**SUPPLIED MATERIAL**.
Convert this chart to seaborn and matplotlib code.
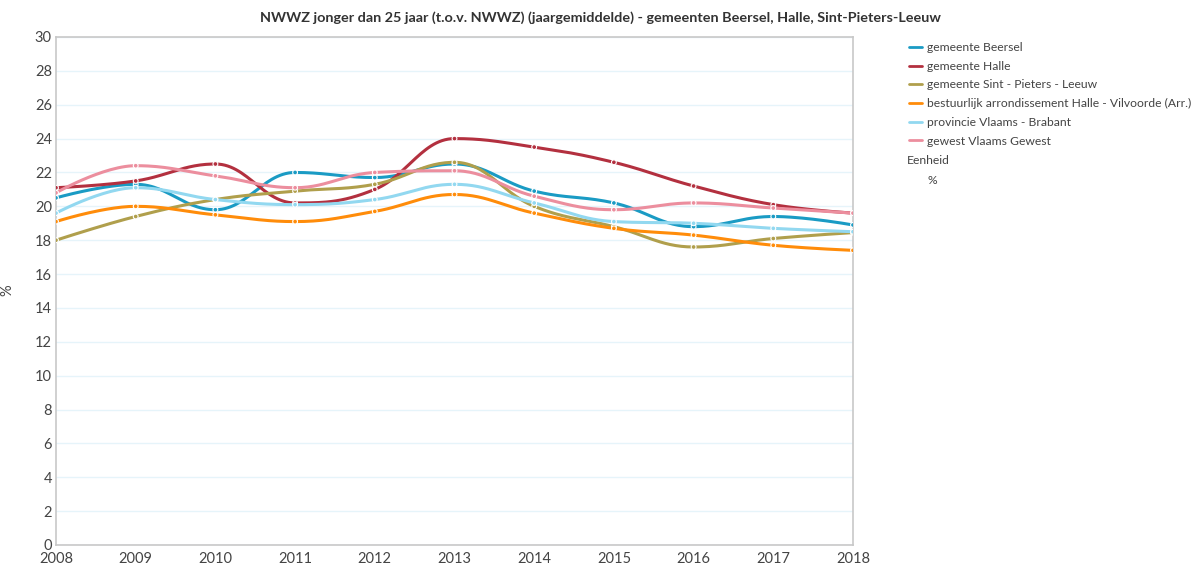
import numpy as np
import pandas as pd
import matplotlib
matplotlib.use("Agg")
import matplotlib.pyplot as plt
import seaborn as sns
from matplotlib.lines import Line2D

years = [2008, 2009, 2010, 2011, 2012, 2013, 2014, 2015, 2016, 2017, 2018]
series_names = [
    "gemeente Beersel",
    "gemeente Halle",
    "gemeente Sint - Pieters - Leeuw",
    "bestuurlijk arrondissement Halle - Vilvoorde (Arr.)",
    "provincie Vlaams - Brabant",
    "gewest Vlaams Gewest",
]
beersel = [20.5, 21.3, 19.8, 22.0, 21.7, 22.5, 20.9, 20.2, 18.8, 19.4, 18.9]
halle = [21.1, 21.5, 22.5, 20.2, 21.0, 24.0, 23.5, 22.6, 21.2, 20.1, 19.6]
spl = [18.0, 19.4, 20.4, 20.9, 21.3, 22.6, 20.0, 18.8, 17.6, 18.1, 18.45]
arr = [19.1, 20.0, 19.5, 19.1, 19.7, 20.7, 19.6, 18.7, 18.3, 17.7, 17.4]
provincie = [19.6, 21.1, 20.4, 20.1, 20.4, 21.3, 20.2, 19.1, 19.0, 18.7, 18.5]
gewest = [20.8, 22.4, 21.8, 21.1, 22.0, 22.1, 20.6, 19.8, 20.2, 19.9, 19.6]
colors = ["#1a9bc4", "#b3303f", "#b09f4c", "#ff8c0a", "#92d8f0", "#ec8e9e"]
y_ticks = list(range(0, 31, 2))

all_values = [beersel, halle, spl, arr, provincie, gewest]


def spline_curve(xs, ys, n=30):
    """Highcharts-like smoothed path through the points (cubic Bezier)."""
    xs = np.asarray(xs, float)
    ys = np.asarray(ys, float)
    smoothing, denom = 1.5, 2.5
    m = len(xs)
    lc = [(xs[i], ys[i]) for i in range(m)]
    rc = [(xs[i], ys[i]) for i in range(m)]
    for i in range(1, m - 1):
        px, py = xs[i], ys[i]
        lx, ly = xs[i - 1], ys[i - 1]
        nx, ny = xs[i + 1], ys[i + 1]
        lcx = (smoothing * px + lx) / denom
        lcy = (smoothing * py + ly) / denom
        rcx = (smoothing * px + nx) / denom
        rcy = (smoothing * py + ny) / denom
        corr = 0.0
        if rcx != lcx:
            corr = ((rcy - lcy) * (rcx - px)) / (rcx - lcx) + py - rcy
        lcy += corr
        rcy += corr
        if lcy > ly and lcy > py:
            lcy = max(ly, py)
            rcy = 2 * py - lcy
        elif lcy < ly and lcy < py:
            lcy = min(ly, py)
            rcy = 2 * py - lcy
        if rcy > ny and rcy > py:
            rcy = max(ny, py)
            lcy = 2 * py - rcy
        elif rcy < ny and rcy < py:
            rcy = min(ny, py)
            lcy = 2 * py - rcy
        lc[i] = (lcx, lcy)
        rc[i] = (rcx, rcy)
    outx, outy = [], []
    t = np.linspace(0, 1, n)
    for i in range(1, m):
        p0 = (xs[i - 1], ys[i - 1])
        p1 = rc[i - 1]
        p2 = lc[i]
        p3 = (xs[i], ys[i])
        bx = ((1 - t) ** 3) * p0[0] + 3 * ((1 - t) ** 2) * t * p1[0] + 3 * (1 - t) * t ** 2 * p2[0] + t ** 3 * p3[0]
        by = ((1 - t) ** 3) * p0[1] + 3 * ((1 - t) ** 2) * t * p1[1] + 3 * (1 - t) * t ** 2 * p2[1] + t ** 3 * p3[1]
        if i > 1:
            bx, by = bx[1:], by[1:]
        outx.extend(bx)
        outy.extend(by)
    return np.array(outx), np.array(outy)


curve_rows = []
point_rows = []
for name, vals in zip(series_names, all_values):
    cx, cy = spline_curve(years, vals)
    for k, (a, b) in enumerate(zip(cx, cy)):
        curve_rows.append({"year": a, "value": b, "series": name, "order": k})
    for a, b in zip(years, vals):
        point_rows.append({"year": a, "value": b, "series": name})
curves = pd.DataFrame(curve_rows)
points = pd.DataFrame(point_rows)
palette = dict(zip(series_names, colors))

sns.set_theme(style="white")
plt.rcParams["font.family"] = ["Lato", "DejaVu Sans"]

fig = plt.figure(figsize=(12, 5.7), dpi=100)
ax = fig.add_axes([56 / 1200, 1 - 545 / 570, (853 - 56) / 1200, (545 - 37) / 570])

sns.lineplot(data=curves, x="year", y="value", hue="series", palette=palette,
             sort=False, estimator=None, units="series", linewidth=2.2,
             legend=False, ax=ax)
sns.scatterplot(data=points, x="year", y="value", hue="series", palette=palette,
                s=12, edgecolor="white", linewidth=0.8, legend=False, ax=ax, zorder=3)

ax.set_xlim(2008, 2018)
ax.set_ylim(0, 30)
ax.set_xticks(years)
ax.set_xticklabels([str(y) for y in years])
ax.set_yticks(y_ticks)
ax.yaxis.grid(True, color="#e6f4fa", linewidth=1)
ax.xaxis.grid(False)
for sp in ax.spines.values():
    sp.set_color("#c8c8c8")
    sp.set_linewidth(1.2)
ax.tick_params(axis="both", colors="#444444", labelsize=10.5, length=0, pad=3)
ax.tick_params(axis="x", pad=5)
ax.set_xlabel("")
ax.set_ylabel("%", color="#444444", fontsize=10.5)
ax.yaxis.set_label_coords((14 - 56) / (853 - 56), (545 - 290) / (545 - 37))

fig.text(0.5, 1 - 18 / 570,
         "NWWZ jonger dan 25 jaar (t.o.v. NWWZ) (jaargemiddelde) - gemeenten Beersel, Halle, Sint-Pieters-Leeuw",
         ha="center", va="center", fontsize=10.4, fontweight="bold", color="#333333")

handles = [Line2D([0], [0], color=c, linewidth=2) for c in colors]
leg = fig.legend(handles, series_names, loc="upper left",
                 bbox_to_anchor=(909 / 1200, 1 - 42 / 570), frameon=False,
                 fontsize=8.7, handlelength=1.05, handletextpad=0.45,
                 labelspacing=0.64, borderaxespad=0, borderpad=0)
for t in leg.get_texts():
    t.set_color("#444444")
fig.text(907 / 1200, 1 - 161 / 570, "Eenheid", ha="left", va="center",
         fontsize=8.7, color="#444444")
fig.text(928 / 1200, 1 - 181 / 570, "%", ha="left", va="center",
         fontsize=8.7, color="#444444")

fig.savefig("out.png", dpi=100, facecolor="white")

**TASK INSTRUCTIONS**. Return only the lines from the start of the data through the line that contains "all_values = [beersel, halle, spl, arr, provincie, gewest]", please, copying them exactly and omitting all pictures.

**FINAL RESULT**.
Convert this chart to seaborn and matplotlib code.
import numpy as np
import pandas as pd
import matplotlib
matplotlib.use("Agg")
import matplotlib.pyplot as plt
import seaborn as sns
from matplotlib.lines import Line2D

years = [2008, 2009, 2010, 2011, 2012, 2013, 2014, 2015, 2016, 2017, 2018]
series_names = [
    "gemeente Beersel",
    "gemeente Halle",
    "gemeente Sint - Pieters - Leeuw",
    "bestuurlijk arrondissement Halle - Vilvoorde (Arr.)",
    "provincie Vlaams - Brabant",
    "gewest Vlaams Gewest",
]
beersel = [20.5, 21.3, 19.8, 22.0, 21.7, 22.5, 20.9, 20.2, 18.8, 19.4, 18.9]
halle = [21.1, 21.5, 22.5, 20.2, 21.0, 24.0, 23.5, 22.6, 21.2, 20.1, 19.6]
spl = [18.0, 19.4, 20.4, 20.9, 21.3, 22.6, 20.0, 18.8, 17.6, 18.1, 18.45]
arr = [19.1, 20.0, 19.5, 19.1, 19.7, 20.7, 19.6, 18.7, 18.3, 17.7, 17.4]
provincie = [19.6, 21.1, 20.4, 20.1, 20.4, 21.3, 20.2, 19.1, 19.0, 18.7, 18.5]
gewest = [20.8, 22.4, 21.8, 21.1, 22.0, 22.1, 20.6, 19.8, 20.2, 19.9, 19.6]
colors = ["#1a9bc4", "#b3303f", "#b09f4c", "#ff8c0a", "#92d8f0", "#ec8e9e"]
y_ticks = list(range(0, 31, 2))

all_values = [beersel, halle, spl, arr, provincie, gewest]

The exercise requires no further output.